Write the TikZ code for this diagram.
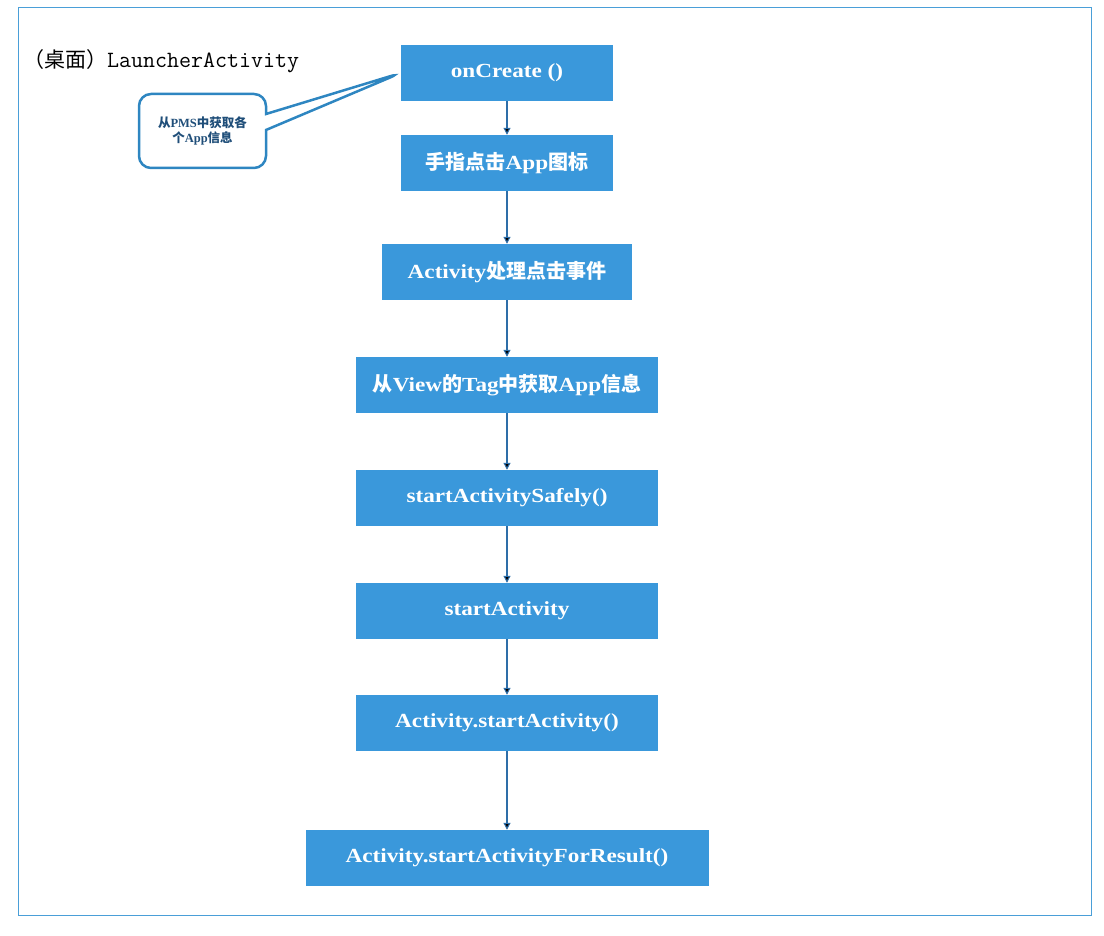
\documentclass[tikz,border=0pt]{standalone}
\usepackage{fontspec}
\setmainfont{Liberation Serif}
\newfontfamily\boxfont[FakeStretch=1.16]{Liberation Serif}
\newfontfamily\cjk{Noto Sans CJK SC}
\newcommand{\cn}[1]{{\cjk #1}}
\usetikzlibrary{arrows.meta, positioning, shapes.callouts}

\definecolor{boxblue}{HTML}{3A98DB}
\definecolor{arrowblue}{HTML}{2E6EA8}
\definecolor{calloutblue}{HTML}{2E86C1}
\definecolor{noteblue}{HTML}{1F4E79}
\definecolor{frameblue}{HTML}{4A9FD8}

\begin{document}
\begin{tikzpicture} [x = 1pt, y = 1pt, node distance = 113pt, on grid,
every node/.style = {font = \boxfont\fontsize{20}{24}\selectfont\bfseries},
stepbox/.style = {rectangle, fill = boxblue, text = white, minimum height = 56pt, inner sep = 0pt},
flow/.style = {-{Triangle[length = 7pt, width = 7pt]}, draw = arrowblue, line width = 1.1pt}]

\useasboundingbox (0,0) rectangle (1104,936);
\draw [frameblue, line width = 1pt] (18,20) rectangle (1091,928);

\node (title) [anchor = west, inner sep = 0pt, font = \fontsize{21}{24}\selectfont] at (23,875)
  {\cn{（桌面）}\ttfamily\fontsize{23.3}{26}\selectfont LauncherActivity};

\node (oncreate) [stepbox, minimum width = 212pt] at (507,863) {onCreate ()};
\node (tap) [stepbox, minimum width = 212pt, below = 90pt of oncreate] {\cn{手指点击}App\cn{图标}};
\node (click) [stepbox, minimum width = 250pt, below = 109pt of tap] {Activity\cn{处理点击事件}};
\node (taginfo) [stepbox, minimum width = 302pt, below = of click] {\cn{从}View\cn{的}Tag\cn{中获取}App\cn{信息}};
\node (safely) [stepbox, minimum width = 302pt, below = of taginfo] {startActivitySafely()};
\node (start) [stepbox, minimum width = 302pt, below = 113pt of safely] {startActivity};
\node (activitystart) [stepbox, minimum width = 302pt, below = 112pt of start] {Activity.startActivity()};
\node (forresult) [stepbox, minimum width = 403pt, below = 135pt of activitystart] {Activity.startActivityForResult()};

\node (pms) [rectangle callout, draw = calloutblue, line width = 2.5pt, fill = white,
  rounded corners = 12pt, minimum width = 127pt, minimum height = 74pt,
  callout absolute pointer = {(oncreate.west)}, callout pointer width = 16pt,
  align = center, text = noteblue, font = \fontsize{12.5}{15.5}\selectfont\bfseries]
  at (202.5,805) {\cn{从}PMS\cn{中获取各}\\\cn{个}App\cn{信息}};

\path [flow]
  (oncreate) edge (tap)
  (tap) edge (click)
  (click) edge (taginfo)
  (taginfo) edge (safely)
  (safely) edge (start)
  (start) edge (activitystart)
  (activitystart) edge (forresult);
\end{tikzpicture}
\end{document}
-=-=-=-=-
** Set task **
Transcribe exactly, with no pictures, the lines running from the first line of the material through the line holding "(forresult) [stepbox, minimum".

** Expected output **
Write the TikZ code for this diagram.
\documentclass[tikz,border=0pt]{standalone}
\usepackage{fontspec}
\setmainfont{Liberation Serif}
\newfontfamily\boxfont[FakeStretch=1.16]{Liberation Serif}
\newfontfamily\cjk{Noto Sans CJK SC}
\newcommand{\cn}[1]{{\cjk #1}}
\usetikzlibrary{arrows.meta, positioning, shapes.callouts}

\definecolor{boxblue}{HTML}{3A98DB}
\definecolor{arrowblue}{HTML}{2E6EA8}
\definecolor{calloutblue}{HTML}{2E86C1}
\definecolor{noteblue}{HTML}{1F4E79}
\definecolor{frameblue}{HTML}{4A9FD8}

\begin{document}
\begin{tikzpicture} [x = 1pt, y = 1pt, node distance = 113pt, on grid,
every node/.style = {font = \boxfont\fontsize{20}{24}\selectfont\bfseries},
stepbox/.style = {rectangle, fill = boxblue, text = white, minimum height = 56pt, inner sep = 0pt},
flow/.style = {-{Triangle[length = 7pt, width = 7pt]}, draw = arrowblue, line width = 1.1pt}]

\useasboundingbox (0,0) rectangle (1104,936);
\draw [frameblue, line width = 1pt] (18,20) rectangle (1091,928);

\node (title) [anchor = west, inner sep = 0pt, font = \fontsize{21}{24}\selectfont] at (23,875)
  {\cn{（桌面）}\ttfamily\fontsize{23.3}{26}\selectfont LauncherActivity};

\node (oncreate) [stepbox, minimum width = 212pt] at (507,863) {onCreate ()};
\node (tap) [stepbox, minimum width = 212pt, below = 90pt of oncreate] {\cn{手指点击}App\cn{图标}};
\node (click) [stepbox, minimum width = 250pt, below = 109pt of tap] {Activity\cn{处理点击事件}};
\node (taginfo) [stepbox, minimum width = 302pt, below = of click] {\cn{从}View\cn{的}Tag\cn{中获取}App\cn{信息}};
\node (safely) [stepbox, minimum width = 302pt, below = of taginfo] {startActivitySafely()};
\node (start) [stepbox, minimum width = 302pt, below = 113pt of safely] {startActivity};
\node (activitystart) [stepbox, minimum width = 302pt, below = 112pt of start] {Activity.startActivity()};
\node (forresult) [stepbox, minimum width = 403pt, below = 135pt of activitystart] {Activity.startActivityForResult()};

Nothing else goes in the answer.